Non è il caso di svelare nel dettaglio l’evento che cambia il registro del racconto, virandolo verso i toni più cupi della tragedia, ma non tanto per un discorso legato alla progressione narrativa, per altro ampliamente immaginabile anche solo da ciò che è stato detto fino a questo punto.
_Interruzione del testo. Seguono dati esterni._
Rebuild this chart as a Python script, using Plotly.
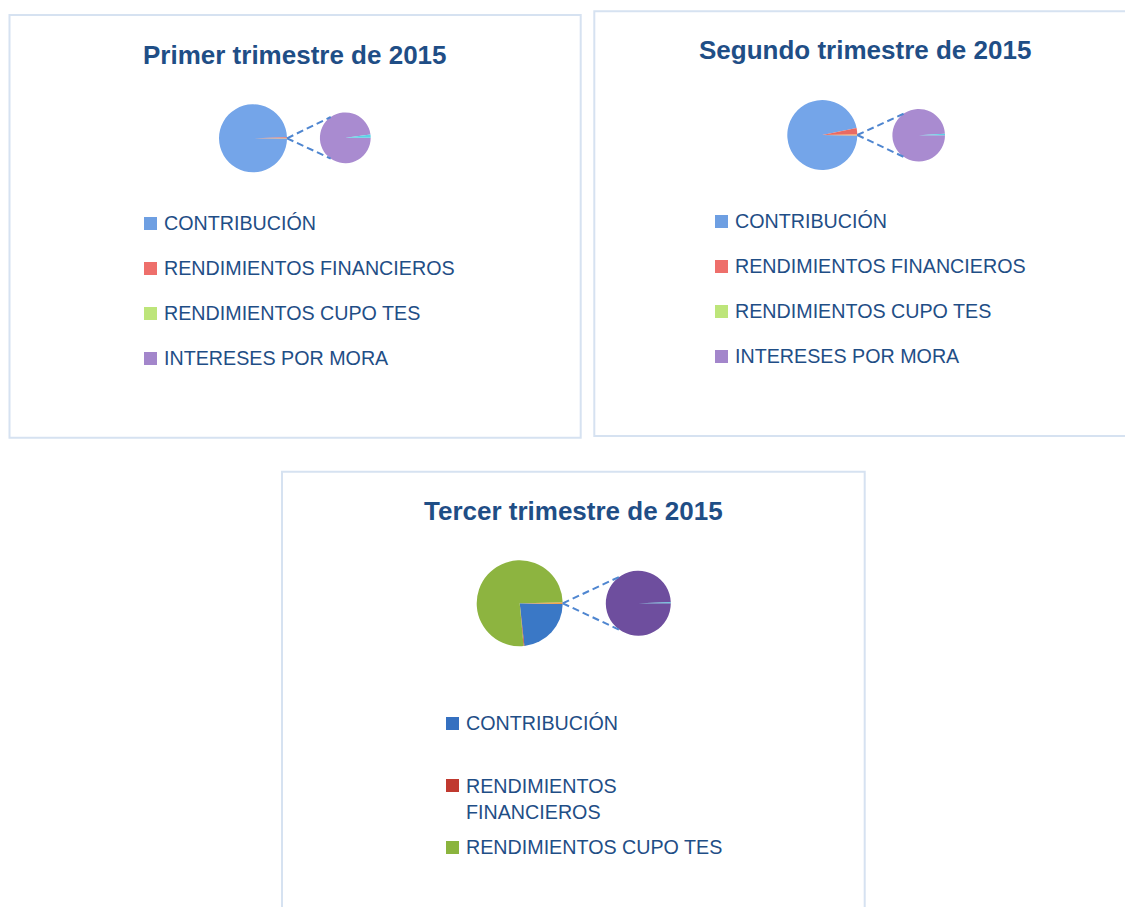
import plotly.graph_objects as go
import math

W, H = 1125, 907

# ---------------- data ----------------
titles = ["Primer trimestre de 2015", "Segundo trimestre de 2015", "Tercer trimestre de 2015"]
main_labels = ["CONTRIBUCIÓN", "RENDIMIENTOS FINANCIEROS", "RENDIMIENTOS CUPO TES", "Otro"]
second_labels = ["INTERESES POR MORA", "OTROS"]

q1_main = [99.4, 0.3, 0.0, 0.3]
q1_second = [98.0, 2.0]
q2_main = [96.5, 3.0, 0.0, 0.5]
q2_second = [99.0, 1.0]
q3_main = [23.0, 0.3, 76.2, 0.5]
q3_second = [99.5, 0.5]

legend_q12 = ["CONTRIBUCIÓN", "RENDIMIENTOS FINANCIEROS", "RENDIMIENTOS CUPO TES", "INTERESES POR MORA"]
legend_q3 = ["CONTRIBUCIÓN", "RENDIMIENTOS<br>FINANCIEROS", "RENDIMIENTOS CUPO TES"]

# ---------------- styles ----------------
TXT = "#1F4E86"
BORDER = "#D6E2F1"
light_main = ["#74A5E9", "#E86A64", "#B5DE72", "#F5A356"]
light_second = ["#A98BD0", "#5CD2E6"]
dark_main = ["#3A78C6", "#BF3B3B", "#8DB440", "#F39A3A"]
dark_second = ["#6E4E9E", "#4FC0DE"]
legend_light = ["#6E9FE2", "#EE6F6B", "#BDE57A", "#A386CB"]
legend_dark = ["#3570C0", "#C0392F", "#8BB43E"]

FONT = "Liberation Sans"

panels = [
    dict(title=titles[0], tx=295, ty=55, main=q1_main, second=q1_second,
         mc=(253, 138.3), mr=34, sc=(345.3, 137.8), sr=25.4,
         cmain=light_main, csec=light_second,
         leg=legend_q12, legc=legend_light, lx=144, ly=[223, 268, 313, 358]),
    dict(title=titles[1], tx=865, ty=50, main=q2_main, second=q2_second,
         mc=(822.3, 135), mr=35, sc=(918.7, 135.3), sr=26.3,
         cmain=light_main, csec=light_second,
         leg=legend_q12, legc=legend_light, lx=715, ly=[221, 266, 311, 356]),
    dict(title=titles[2], tx=573, ty=511, main=q3_main, second=q3_second,
         mc=(519.7, 603.3), mr=43, sc=(638.3, 603.3), sr=32.5,
         cmain=dark_main, csec=dark_second,
         leg=legend_q3, legc=legend_dark, lx=446, ly=[723, 799, 847]),
]

def px_x(x):
    return x / W

def px_y(y):
    return 1 - y / H

fig = go.Figure()
shapes = []
annotations = []

# panel frames
frames = [(9.5, 15, 580.7, 437.7), (594.3, 11.3, 1135, 436), (282, 471.7, 864.7, 920)]
for (x0, y0, x1, y1) in frames:
    shapes.append(dict(type="rect", xref="paper", yref="paper",
                       x0=px_x(x0), x1=px_x(x1), y0=px_y(y1), y1=px_y(y0),
                       line=dict(color=BORDER, width=2), fillcolor="rgba(0,0,0,0)", layer="below"))

for p in panels:
    cx, cy = p["mc"]
    r = p["mr"]
    total = sum(p["main"])
    other_deg = 360 * p["main"][-1] / total
    fig.add_trace(go.Pie(
        labels=main_labels, values=p["main"], sort=False, direction="clockwise",
        rotation=90 + other_deg / 2, textinfo="none", hoverinfo="label+percent",
        marker=dict(colors=p["cmain"], line=dict(width=0)), showlegend=False,
        domain=dict(x=[px_x(cx - r), px_x(cx + r)], y=[px_y(cy + r), px_y(cy - r)])))
    sx, sy = p["sc"]
    sr = p["sr"]
    fig.add_trace(go.Pie(
        labels=second_labels, values=p["second"], sort=False, direction="clockwise",
        rotation=90, textinfo="none", hoverinfo="label+percent",
        marker=dict(colors=p["csec"], line=dict(width=0)), showlegend=False,
        domain=dict(x=[px_x(sx - sr), px_x(sx + sr)], y=[px_y(sy + sr), px_y(sy - sr)])))
    # connector lines (pie-of-pie)
    start = (cx + r, cy)
    for ang in (-125, 125):
        ex = sx + sr * math.cos(math.radians(ang))
        ey = sy + sr * math.sin(math.radians(ang))
        shapes.append(dict(type="line", xref="paper", yref="paper",
                           x0=px_x(start[0]), y0=px_y(start[1]), x1=px_x(ex), y1=px_y(ey),
                           line=dict(color="#4F86D0", width=2, dash="7px,4px")))
    # title
    annotations.append(dict(text="<b>%s</b>" % p["title"], x=px_x(p["tx"]), y=px_y(p["ty"]),
                            xref="paper", yref="paper", showarrow=False,
                            xanchor="center", yanchor="middle",
                            font=dict(family=FONT, size=26, color=TXT)))
    # legend
    for name, col, ly in zip(p["leg"], p["legc"], p["ly"]):
        multi = "<br>" in name
        sq_y = ly - 14 if multi else ly
        shapes.append(dict(type="rect", xref="paper", yref="paper",
                           x0=px_x(p["lx"]), x1=px_x(p["lx"] + 13),
                           y0=px_y(sq_y + 7), y1=px_y(sq_y - 6),
                           line=dict(width=0), fillcolor=col))
        annotations.append(dict(text=name, x=px_x(p["lx"] + 18), y=px_y(ly),
                                xref="paper", yref="paper", showarrow=False,
                                xanchor="left", yanchor="middle", align="left",
                                font=dict(family=FONT, size=19.7, color=TXT)))

fig.update_layout(width=W, height=H, margin=dict(l=0, r=0, t=0, b=0),
                  paper_bgcolor="white", plot_bgcolor="white",
                  shapes=shapes, annotations=annotations, showlegend=False)

fig.write_html("out.html", config={"displayModeBar": False},
               post_script="document.body.style.margin='0';document.body.style.overflow='hidden';")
La questione è che il cinema di Dhont, alla sua opera seconda ma con una poetica in elaborazione che raccoglie già così tanti ed evocativi segni, sembra trovare la sua espressione più felice ed armonica, senza rinunciare alla dissonanza e all’ambiguità del non detto e del non mostrato, nella descrizione di uno stato e di un atmosfera; il mood di moti interiori sommersi ed emersi,  che riannoda il filo temporale del bergmaniano cinema dell’istante, (seguendo  la definizione che Godard diede del grande regista svedese come “cineasta dell’istante”, per altro in relazione a Monica e il desiderio, altro racconto di roventi pulsioni estive e repentine luci d’inverno) e restituisce il piacere di una profonda leggerezza;  la capacità di essere aerei e fluidi eppure lasciare un’ impronta cosi materica, tutto il peso del nostro passaggio sulla terra, respiro dopo respiro, fotogramma dopo fotogramma.

Se un certo pedinamento puntuale e lo sguardo intriso di pietas e lucidità non può non far pensare all’infanzia amara filmata dai Dardenne (come la presenza dell’indimenticabile Rosetta/Emile Dequenne nel ruolo della madre di Remi, non paralizzata dal suo quieto ed implacabile dolore nel bisogno di comprendere e condividere), alcuni accenti di lirismo, soprattutto nell’ariosa colonna sonora musicale e nel riverbero dei rumori della natura,  rimandano ad una sorta di nuovo realismo poetico; una zona proiettiva ma non morta e anacronistica (quasi assenti schermi e supporti digitali) ma non trapassata  di candore e stupore tra ciò che succede immanentemente  nell’esterno giorno di un piccolo giro di vite e il modo in cui viene percepito ed elaborato dagli assoluti imperativi della giovinezza: Tutto o niente … o forse Quasi niente, come recitava un titolo d’annata (2000) diretto Sebastien  Lifshitz, che costeggiava tra la speculare radicalità dell’euforia erotico/sentimentale e la disillusione abissale della fine dell’età dell’innocenza, spostata qualche anno più avanti rispetto a quella dei protagonisti di Close.

E c’è da dire che  le accelerate e le frenate in bici di Leo, i suoi falsi movimenti da giocatore di Hockey che pensa di spezzare il dolore spezzandosi le ossa, rimangono già tra i momenti più intensi di un anno di cinema appena cominciato, contenuto tra l’alba e il tramonto, la primavera e l’autunno di uno schermo così intimo da risultare più espanso ed immenso di qualsiasi 3d.

In sala dal 4 gennaio


Close  – Regia: Lukas Dhont; sceneggiatura: Lukas Dhont, AngeloTijssens; fotografia:Frank van den Eeden; montaggio: Alain Dessauvage; musica: Valentin Hadjadj; interpreti: Eden Dambrine,Gustav de Waele,Émilie Dequenne, Léa Drucker, Kevin Janssen, Marc Weiss, Igor van Dessel, Léon Bataille; produzione : Menuet, Diaphana Films, Topkapi Films, Versus Prod., VTM, RTBF; origine: Belgio 2022; durata: 104 minuti; distribuzione: Lucy Red.